[Campagne tegen Wapenhandel/Campaign against arms trade]/Selling border militarization as a humanitarian effort

SELLING BORDER MILITARIZATION AS A HUMANITARIAN EFFORT

 

Just one week after the dramatic events off the coast of Lampedusa, where more than 300 refugees drowned when their boat sank, the European Parliament approved the operating rules for Eurosur, the European border surveillance system. Eurosur provides in the exchange of real time images and data between EU member states and the EU border agency Frontex, gathered through surveillance of the Mediterranean using UAVs (‘drones’), ships and satellites.
Eurosur is presented as a project aimed at rescueing migrants. In reality, it’s primarily task is stopping migrants from entering the European Union. Once again, the military industry, involved in Eurosur through Research & Development-projects, finds profit opportunities in the walls of Fortress Europe.

The tragedy at Lampedusa has been far from the only deadly result of the militarization of the Mediterranean borders. Over the course of the last twenty years, more than 17000 persons diedattempting to reach Europe. On Monday 30 September, thirteen migrants drowned near Sicily.

While these recent tragedies once again put the spotlight on the horrific consequences of the European migration policies, the reaction from the EU and European governments has been more than disappointing, if not inadequate. The European Commission used the opportunity to push EU countries to vastly increase the resources of Frontex, the EU border control agency. The commission has been talking about expanding Frontex for at least three years, but now EU home affairs ministers voiced support.

Dutch State Secretary for Security and Justice Teeven said that the Netherlands are willing to put more ships, planes and personnel at the disposal of Frontex, to combat illegal immigration from North Africa to Europe. Already the Netherlands is participating with ships and personnel in several Frontex operations and has some fifty border guards available for rapid border intervention teams.

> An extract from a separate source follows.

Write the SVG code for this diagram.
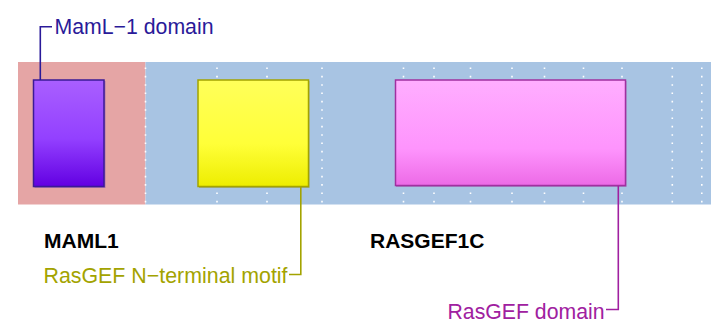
<svg xmlns="http://www.w3.org/2000/svg" width="719" height="327" viewBox="0 0 719 327">
<style>
.lbl{font-family:"Liberation Sans",Arial,sans-serif;font-size:21.3px}
.gene{font-family:"Liberation Sans",Arial,sans-serif;font-size:21px;font-weight:bold;fill:#000}
.grid{stroke:#ffffff;stroke-width:1.6;stroke-dasharray:1.6 6.73;fill:none}
.lead{fill:none;stroke-width:1.6}
</style>
<defs>
<linearGradient id="gPurple" x1="0" y1="0" x2="0" y2="1">
<stop offset="0" stop-color="#a95fff"/>
<stop offset="0.55" stop-color="#9340ff"/>
<stop offset="1" stop-color="#6200e2"/>
</linearGradient>
<linearGradient id="gYellow" x1="0" y1="0" x2="0" y2="1">
<stop offset="0" stop-color="#ffff5a"/>
<stop offset="0.6" stop-color="#ffff38"/>
<stop offset="1" stop-color="#eded00"/>
</linearGradient>
<linearGradient id="gMagenta" x1="0" y1="0" x2="0" y2="1">
<stop offset="0" stop-color="#ffaeff"/>
<stop offset="0.65" stop-color="#fe94fd"/>
<stop offset="1" stop-color="#ec6ae6"/>
</linearGradient>
</defs>
<g id="background">
<rect x="18" y="62" width="127.5" height="142.5" fill="#e5a5a5"/>
<rect x="145.5" y="62" width="565.5" height="142.5" fill="#a8c4e3"/>
</g>
<g id="gridlines">
<line class="grid" x1="145.5" y1="67.5" x2="145.5" y2="204"/>
<line class="grid" x1="217" y1="67.5" x2="217" y2="204"/>
<line class="grid" x1="267" y1="67.5" x2="267" y2="204"/>
<line class="grid" x1="322" y1="67.5" x2="322" y2="204"/>
<line class="grid" x1="403.5" y1="67.5" x2="403.5" y2="204"/>
<line class="grid" x1="434" y1="67.5" x2="434" y2="204"/>
<line class="grid" x1="470.5" y1="67.5" x2="470.5" y2="204"/>
<line class="grid" x1="512" y1="67.5" x2="512" y2="204"/>
<line class="grid" x1="544.5" y1="67.5" x2="544.5" y2="204"/>
<line class="grid" x1="583.5" y1="67.5" x2="583.5" y2="204"/>
<line class="grid" x1="622" y1="67.5" x2="622" y2="204"/>
<line class="grid" x1="672.3" y1="67.5" x2="672.3" y2="204"/>
<line class="grid" x1="701.8" y1="67.5" x2="701.8" y2="204"/>
</g>
<g id="node-maml1-domain">
<rect x="34.5" y="81" width="71" height="107" fill="#6a3fb0" opacity="0.45"/>
<rect x="33.5" y="80" width="70.5" height="106.5" fill="url(#gPurple)" stroke="#3a1a96" stroke-width="1.5"/>
</g>
<g id="node-rasgef-n">
<rect x="199" y="81" width="110.5" height="107" fill="#8a8a10" opacity="0.45"/>
<rect x="198" y="80" width="110.5" height="106.5" fill="url(#gYellow)" stroke="#a3a300" stroke-width="1.5"/>
</g>
<g id="node-rasgef-domain">
<rect x="396" y="81" width="230.5" height="106" fill="#9a3a9a" opacity="0.45"/>
<rect x="395.5" y="80" width="230" height="105.5" fill="url(#gMagenta)" stroke="#a030a0" stroke-width="1.5"/>
</g>
<g id="connectors">
<path class="lead" stroke="#2a1a99" d="M40.3,80 V26.8 H52"/>
<path class="lead" stroke="#a3a300" d="M300.8,187 V274.5 H289"/>
<path class="lead" stroke="#a020a0" d="M618.3,186 V309.5 H606"/>
</g>
<g id="labels">
<text class="lbl" x="54.5" y="34" fill="#2a1a99" textLength="159" lengthAdjust="spacingAndGlyphs">MamL−1 domain</text>
<text class="lbl" x="287.5" y="283" fill="#a3a300" text-anchor="end" textLength="244" lengthAdjust="spacingAndGlyphs">RasGEF N−terminal motif</text>
<text class="lbl" x="604.5" y="319" fill="#a020a0" text-anchor="end" textLength="157" lengthAdjust="spacingAndGlyphs">RasGEF domain</text>
<text class="gene" x="44" y="248">MAML1</text>
<text class="gene" x="370" y="248">RASGEF1C</text>
</g>
</svg>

Experts, human rights organisations such as Amnesty International and Green MEPs warn that a further militarization of the borders will only increase the dependency on human trafficking and will result in more deaths. Hein de Haas, co-director of the International Migration Institute (IMI) at Oxford University, wrote that “it is the very tightening-up of border controls that forces migrants to take dangerous routes and makes them increasingly dependent on human traffickers to get across the border.” He called it “the real scandal” that “governments and migration agencies such as Frontex shamelessly abuse tragedies such as the disaster off the coast of Lampedusa to invest even more money in “the fight against illegal migration”.

While migrants die, the military industry sees a profit opportunity. Apart from direct sales of equipment for border security, arms producers have seen the financing of a lot of research projects to develop new products for border security, through the European 7th Framework Programme for Research and Development. In December the successor of this program, ‘Horizon 2020‘ will be launched, again with a budget line for security.

The European Commission stated that “Eurosur is conceived as a process which will never stop, which will always be further improved.” So, Eurosur and Frontex will remain sources of profit for the military and security industry. The industry which lobbied for the Eurosur-projectis now pushing the European Commission to allow private security companies access to maritime border surveillance data so that they can sell and use it, thereby proving once again that turning human suffering into profit opportunities is at the core of their business.